Which is the best energy company?
Richard Stavros is Fortnightly's Executive Editor.
What might have been a seemingly simple question to answer in the energy industry of 20 years ago is today fraught with difficulty. With the divestitures, spin-offs and convergence mergers of the late 1990s and early 2000s that were spurred by deregulation, no longer do we have cookie-cutter, vertically integrated utilities in all parts of the country (if we ever did).
Rather, some of what we do have today includes E&P (exploration and production) firms that own electric or gas utilities, pipelines that own power plants, and electric utilities that have entered the E&P business.
With the August signing of the Energy Policy Act of 2005, which includes repeal of the Public Utility Holding Company Act, many industry watchers say further consolidation is all but assured.
In fact, many predict the energy industry not only will consolidate, but will converge as well with outsiders such as investment banks, insurance companies, private equity firms, oil majors, and retailers.
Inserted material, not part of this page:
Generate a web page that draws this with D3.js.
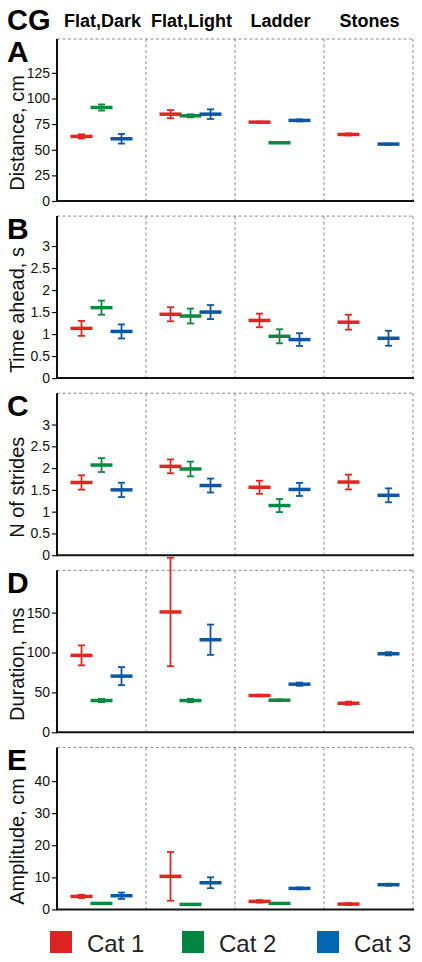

And it is this continued consolidation trend in the industry that demands a new grounded in finance to discuss and identify industry performance and value.
One method, known as operational benchmarking analysis, while still effective at making comparisons of individual assets, has become increasingly difficult to use in comparing companies with ever-changing asset mixes. Thus, our readers have asked for a type of analysis that more truly communicates value to future investors, future owners, energy asset operators, regulators, and consumers.